At 10:32 AM 5/9/97 -0700, Bill Stout wrote:
>During a Digital seminar, a statement was made that 64-bit CPUs are about
>10x faster than a 32-bit CPU in dealing with crypto, and that Alphas are
>favorites of Crypto-affiliated Gov't agencies.  

They're certainly nice boxes :-)  But are they really more cost-effective
than piles of cheaper Pentium-Pro-200 boxes?

Crypto mainly falls into three kinds of calculations
- bignum modular exp/mult/factor - Alphas are great at this
- bit-twiddling for DES and friends - don't know if Alphas like this or not,
	but doing multiple operations per very fast clock cycle won't hurt
- byte- and word-oriented cryto, like RC4 and IDEA - 
	64-bit words may be no better than 32-bit for this,
	unless you can find ways to transform the problem
	and use it for parallelism.
	
>I spoke with a reference
>within Digital and the following logic was presented:
>  o A 128-bit key is processed in two 64-bit chunks, vs four 32-bit chunks,
>greatly reducing processing time.
>  o The Alpha executes four instructions per clock cycle.
>  o Alpha clock ratings are 600MHz this summer.
>  o Caveat: The O.S. needs to support 64-bit processing (Digital UNIX or
>Linux, not NT). 

The _compiler_ needs to support 64-bit processing, 
but you're not likely to need 64-bit address spaces
or care too much how fast you can haul data from files into cache,
since you're mostly going to be bashing bignums in cache anyway.
If NT will let you run object code with 64-bit longs, you're ok.

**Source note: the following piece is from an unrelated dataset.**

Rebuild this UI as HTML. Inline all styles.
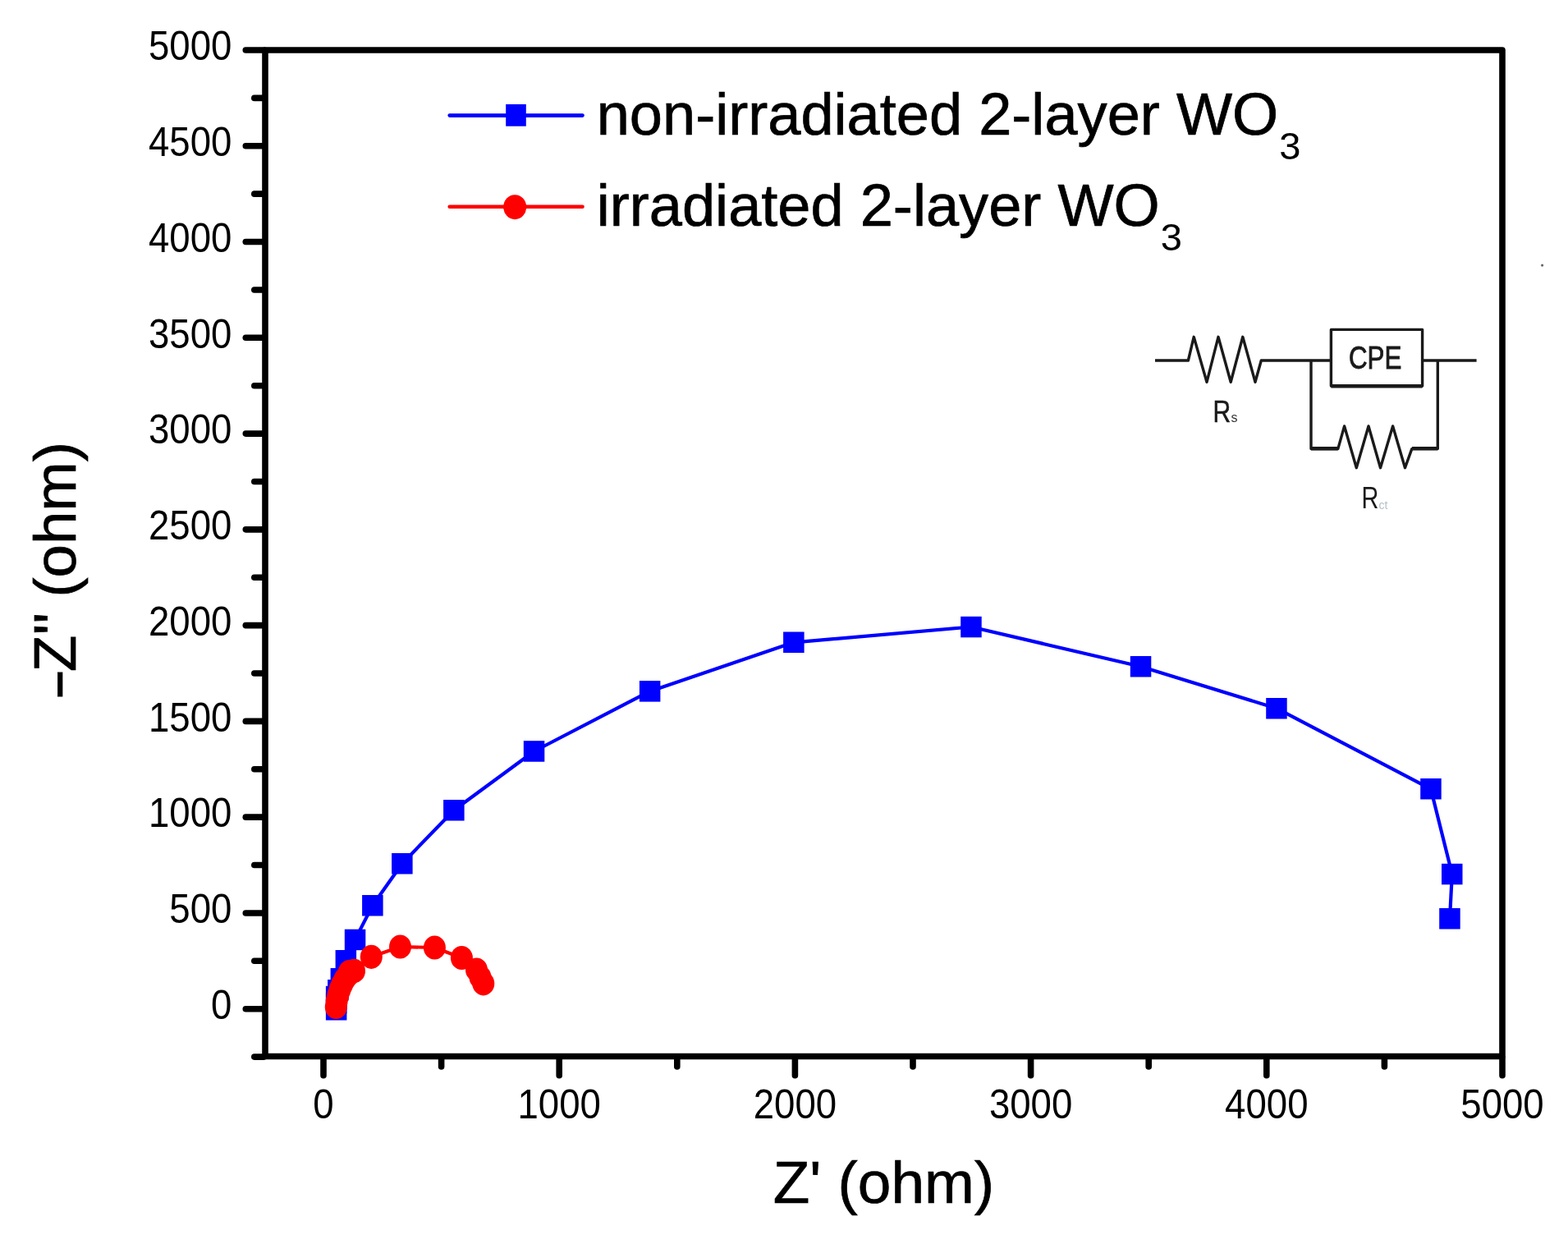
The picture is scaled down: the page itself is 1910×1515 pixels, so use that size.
<!DOCTYPE html>
<html><head><meta charset="utf-8"><title>Nyquist plot</title>
<style>html,body{margin:0;padding:0;background:#fff;width:1910px;height:1515px;overflow:hidden}</style>
</head><body>
<div style="position:absolute;left:0;top:0;width:1910px;height:1515px">
<svg width="1910" height="1515" viewBox="0 0 1910 1515" style="display:block">
<rect x="0" y="0" width="1910" height="1515" fill="#fff"/>
<polyline points="409.7,1229.7 409.7,1221.5 409.7,1213.6 411.9,1205.8 415.4,1191.7 421.3,1169.7 432.5,1144.4 453.8,1102.8 489.9,1051.7 552.9,986.7 650.5,915.0 791.6,841.9 966.9,782.3 1183.0,763.5 1389.6,811.7 1555.0,862.7 1742.9,960.8 1768.8,1064.6 1766.0,1118.7" fill="none" stroke="#0000ff" stroke-width="4.2" stroke-linejoin="round"/>
<rect x="396.9" y="1217.0" width="25.5" height="25.5" fill="#0000ff"/>
<rect x="396.9" y="1208.8" width="25.5" height="25.5" fill="#0000ff"/>
<rect x="396.9" y="1200.8" width="25.5" height="25.5" fill="#0000ff"/>
<rect x="399.1" y="1193.0" width="25.5" height="25.5" fill="#0000ff"/>
<rect x="402.6" y="1179.0" width="25.5" height="25.5" fill="#0000ff"/>
<rect x="408.6" y="1157.0" width="25.5" height="25.5" fill="#0000ff"/>
<rect x="419.8" y="1131.7" width="25.5" height="25.5" fill="#0000ff"/>
<rect x="441.1" y="1090.0" width="25.5" height="25.5" fill="#0000ff"/>
<rect x="477.1" y="1039.0" width="25.5" height="25.5" fill="#0000ff"/>
<rect x="540.1" y="974.0" width="25.5" height="25.5" fill="#0000ff"/>
<rect x="637.8" y="902.2" width="25.5" height="25.5" fill="#0000ff"/>
<rect x="778.9" y="829.1" width="25.5" height="25.5" fill="#0000ff"/>
<rect x="954.1" y="769.5" width="25.5" height="25.5" fill="#0000ff"/>
<rect x="1170.2" y="750.8" width="25.5" height="25.5" fill="#0000ff"/>
<rect x="1376.8" y="799.0" width="25.5" height="25.5" fill="#0000ff"/>
<rect x="1542.2" y="850.0" width="25.5" height="25.5" fill="#0000ff"/>
<rect x="1730.2" y="948.0" width="25.5" height="25.5" fill="#0000ff"/>
<rect x="1756.0" y="1051.8" width="25.5" height="25.5" fill="#0000ff"/>
<rect x="1753.2" y="1106.0" width="25.5" height="25.5" fill="#0000ff"/>
<polyline points="409.3,1226.5 410.2,1219.0 411.8,1212.0 414.0,1205.0 416.8,1198.5 420.0,1192.5 424.0,1187.5 425.5,1183.5 431.5,1182.4 452.3,1165.3 487.5,1153.0 529.4,1154.0 562.4,1166.5 580.5,1181.0 585.0,1190.0 588.8,1197.8" fill="none" stroke="#ff0000" stroke-width="4.2" stroke-linejoin="round"/>
<ellipse cx="409.3" cy="1226.5" rx="13.5" ry="14.6" fill="#ff0000"/>
<ellipse cx="410.2" cy="1219.0" rx="13.5" ry="14.6" fill="#ff0000"/>
<ellipse cx="411.8" cy="1212.0" rx="13.5" ry="14.6" fill="#ff0000"/>
<ellipse cx="414.0" cy="1205.0" rx="13.5" ry="14.6" fill="#ff0000"/>
<ellipse cx="416.8" cy="1198.5" rx="13.5" ry="14.6" fill="#ff0000"/>
<ellipse cx="420.0" cy="1192.5" rx="13.5" ry="14.6" fill="#ff0000"/>
<ellipse cx="424.0" cy="1187.5" rx="13.5" ry="14.6" fill="#ff0000"/>
<ellipse cx="425.5" cy="1183.5" rx="13.5" ry="14.6" fill="#ff0000"/>
<ellipse cx="431.5" cy="1182.4" rx="13.5" ry="14.6" fill="#ff0000"/>
<ellipse cx="452.3" cy="1165.3" rx="13.5" ry="14.6" fill="#ff0000"/>
<ellipse cx="487.5" cy="1153.0" rx="13.5" ry="14.6" fill="#ff0000"/>
<ellipse cx="529.4" cy="1154.0" rx="13.5" ry="14.6" fill="#ff0000"/>
<ellipse cx="562.4" cy="1166.5" rx="13.5" ry="14.6" fill="#ff0000"/>
<ellipse cx="580.5" cy="1181.0" rx="13.5" ry="14.6" fill="#ff0000"/>
<ellipse cx="585.0" cy="1190.0" rx="13.5" ry="14.6" fill="#ff0000"/>
<ellipse cx="588.8" cy="1197.8" rx="13.5" ry="14.6" fill="#ff0000"/>
<g stroke="#000" stroke-width="7.6" fill="none" stroke-linecap="round">
<rect x="323.0" y="61.0" width="1507.0" height="1225.5" stroke-linejoin="round"/>
<line x1="321.5" y1="1287.09" x2="309.8" y2="1287.09"/>
<line x1="321.5" y1="1228.70" x2="299.3" y2="1228.70"/>
<line x1="321.5" y1="1170.32" x2="309.8" y2="1170.32"/>
<line x1="321.5" y1="1111.93" x2="299.3" y2="1111.93"/>
<line x1="321.5" y1="1053.55" x2="309.8" y2="1053.55"/>
<line x1="321.5" y1="995.16" x2="299.3" y2="995.16"/>
<line x1="321.5" y1="936.78" x2="309.8" y2="936.78"/>
<line x1="321.5" y1="878.39" x2="299.3" y2="878.39"/>
<line x1="321.5" y1="820.01" x2="309.8" y2="820.01"/>
<line x1="321.5" y1="761.62" x2="299.3" y2="761.62"/>
<line x1="321.5" y1="703.24" x2="309.8" y2="703.24"/>
<line x1="321.5" y1="644.85" x2="299.3" y2="644.85"/>
<line x1="321.5" y1="586.47" x2="309.8" y2="586.47"/>
<line x1="321.5" y1="528.08" x2="299.3" y2="528.08"/>
<line x1="321.5" y1="469.70" x2="309.8" y2="469.70"/>
<line x1="321.5" y1="411.31" x2="299.3" y2="411.31"/>
<line x1="321.5" y1="352.93" x2="309.8" y2="352.93"/>
<line x1="321.5" y1="294.54" x2="299.3" y2="294.54"/>
<line x1="321.5" y1="236.16" x2="309.8" y2="236.16"/>
<line x1="321.5" y1="177.77" x2="299.3" y2="177.77"/>
<line x1="321.5" y1="119.38" x2="309.8" y2="119.38"/>
<line x1="321.5" y1="61.00" x2="299.3" y2="61.00"/>
<line x1="394.00" y1="1288.0" x2="394.00" y2="1309.7"/>
<line x1="537.60" y1="1288.0" x2="537.60" y2="1298.9"/>
<line x1="681.20" y1="1288.0" x2="681.20" y2="1309.7"/>
<line x1="824.80" y1="1288.0" x2="824.80" y2="1298.9"/>
<line x1="968.40" y1="1288.0" x2="968.40" y2="1309.7"/>
<line x1="1112.00" y1="1288.0" x2="1112.00" y2="1298.9"/>
<line x1="1255.60" y1="1288.0" x2="1255.60" y2="1309.7"/>
<line x1="1399.20" y1="1288.0" x2="1399.20" y2="1298.9"/>
<line x1="1542.80" y1="1288.0" x2="1542.80" y2="1309.7"/>
<line x1="1686.40" y1="1288.0" x2="1686.40" y2="1298.9"/>
<line x1="1830.00" y1="1288.0" x2="1830.00" y2="1309.7"/>
</g>
<g font-family="'Liberation Sans', Arial, Helvetica, sans-serif" font-size="45.6" fill="#000">
<text transform="translate(282.4,1240.90) scale(1,1.11)" text-anchor="end">0</text>
<text transform="translate(282.4,1124.13) scale(1,1.11)" text-anchor="end">500</text>
<text transform="translate(282.4,1007.36) scale(1,1.11)" text-anchor="end">1000</text>
<text transform="translate(282.4,890.59) scale(1,1.11)" text-anchor="end">1500</text>
<text transform="translate(282.4,773.82) scale(1,1.11)" text-anchor="end">2000</text>
<text transform="translate(282.4,657.05) scale(1,1.11)" text-anchor="end">2500</text>
<text transform="translate(282.4,540.28) scale(1,1.11)" text-anchor="end">3000</text>
<text transform="translate(282.4,423.51) scale(1,1.11)" text-anchor="end">3500</text>
<text transform="translate(282.4,306.74) scale(1,1.11)" text-anchor="end">4000</text>
<text transform="translate(282.4,189.97) scale(1,1.11)" text-anchor="end">4500</text>
<text transform="translate(282.4,73.20) scale(1,1.11)" text-anchor="end">5000</text>
<text transform="translate(394.00,1362) scale(1,1.11)" text-anchor="middle">0</text>
<text transform="translate(681.20,1362) scale(1,1.11)" text-anchor="middle">1000</text>
<text transform="translate(968.40,1362) scale(1,1.11)" text-anchor="middle">2000</text>
<text transform="translate(1255.60,1362) scale(1,1.11)" text-anchor="middle">3000</text>
<text transform="translate(1542.80,1362) scale(1,1.11)" text-anchor="middle">4000</text>
<text transform="translate(1830.00,1362) scale(1,1.11)" text-anchor="middle">5000</text>
</g>
<g font-family="'Liberation Sans', Arial, Helvetica, sans-serif" fill="#000" stroke="#000" stroke-width="0.7">
<text x="941.7" y="1464.8" font-size="73">Z' (ohm)</text>
<g transform="translate(92,0) rotate(-90)">
<text font-size="73" transform="translate(-853.3,0) scale(1.62,1)">-</text>
<text x="-818.2" y="0" font-size="73">Z''</text>
<text x="-727.60" y="0" font-size="72.6">(ohm)</text>
</g>
</g>
<line x1="547.7" y1="140.6" x2="709.5" y2="140.6" stroke="#0000ff" stroke-width="4.6" stroke-linecap="round"/>
<rect x="616.2" y="127" width="24.6" height="26.7" fill="#0000ff"/>
<line x1="547.7" y1="251.7" x2="709.5" y2="251.7" stroke="#ff0000" stroke-width="4.6" stroke-linecap="round"/>
<ellipse cx="627.2" cy="252.2" rx="14" ry="15" fill="#ff0000"/>
<g font-family="'Liberation Sans', Arial, Helvetica, sans-serif" font-size="72.2" fill="#000" stroke="#000" stroke-width="0.7">
<text x="726.7" y="164">non-irradiated 2-layer WO<tspan font-size="47" dy="29.5" dx="1" stroke-width="0">3</tspan></text>
<text x="726.7" y="275">irradiated 2-layer WO<tspan font-size="47" dy="29.5" dx="1" stroke-width="0">3</tspan></text>
</g>
<g stroke="#1a1a1a" stroke-width="3.4" fill="none" stroke-linejoin="round">
<polyline points="1407,439 1447.4,439 1454.2,410.3 1470,465.3 1484,410.3 1499.2,465.3 1513.8,410.3 1529,465.3 1536.3,439 1621.4,439"/>
<rect x="1621.4" y="401.4" width="111.2" height="68.6"/>
<line x1="1621.4" y1="470.2" x2="1732.6" y2="470.2" stroke-width="4.4"/>
<line x1="1597" y1="546.2" x2="1629.8" y2="546.2" stroke-width="4.4"/>
<line x1="1720" y1="546.2" x2="1751.3" y2="546.2" stroke-width="4.4"/>
<line x1="1732.6" y1="439" x2="1798.6" y2="439"/>
<polyline points="1597,439 1597,546.6 1629.8,546.6 1637.6,519 1652.3,569.7 1667,519 1681.5,569.7 1696.6,519 1711.5,569.7 1719.8,546.6 1751.3,546.6 1751.3,439"/>
</g>
<g font-family="'Liberation Sans', Arial, Helvetica, sans-serif" fill="#1a1a1a">
<text x="1643" y="448.7" font-size="38" textLength="64.4" lengthAdjust="spacingAndGlyphs" stroke="#1a1a1a" stroke-width="0.9">CPE</text>
<text transform="translate(1477.5,514) scale(0.8,1)" font-size="37.5" stroke="#1a1a1a" stroke-width="0.6">R</text>
<text x="1499.5" y="514" font-size="16" fill="#333">s</text>
<text transform="translate(1658.4,618.6) scale(0.77,1)" font-size="37.5">R</text>
<text x="1679.5" y="619.5" font-size="14" fill="#b5c0c8">ct</text>
</g>
<circle cx="1878.6" cy="323.1" r="1.6" fill="#666"/>
</svg>
</div>
</body></html>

>I'm concerned about the strength of personal/corporate crypto in face of
>large jumps in processing power.

Important topic, but Moore's Law will be with us for a couple more years,
so a factor of 10 in processing power is just 3-4 years speed increase.
That means you need about 3 bits more key for your symmetric cypher or
30 bits more for RSA or Diffie-Hellman public keys.  It's another nail in
RC4/40 and DES's coffins, and another motivation not to use 512-bit RSA,
but no problem for IDEA or RC4/128 or Triple-DES or 1024-bit RSA.

A more serious effect of big fast chips is that they can drive
better data collection machines - how much more pattern-searching 
and traffic analysis can altavista.nsa.mil and dejanews.nsa.mil do
with a multi-processor Alpha that they couldn't with their old DEC-20s?


#			Thanks;  Bill
# Bill Stewart, +1-415-442-2215 [email protected]
# You can get PGP outside the US at ftp.ox.ac.uk/pub/crypto/pgp
#     (If this is a mailing list, please Cc: me on replies.  Thanks.)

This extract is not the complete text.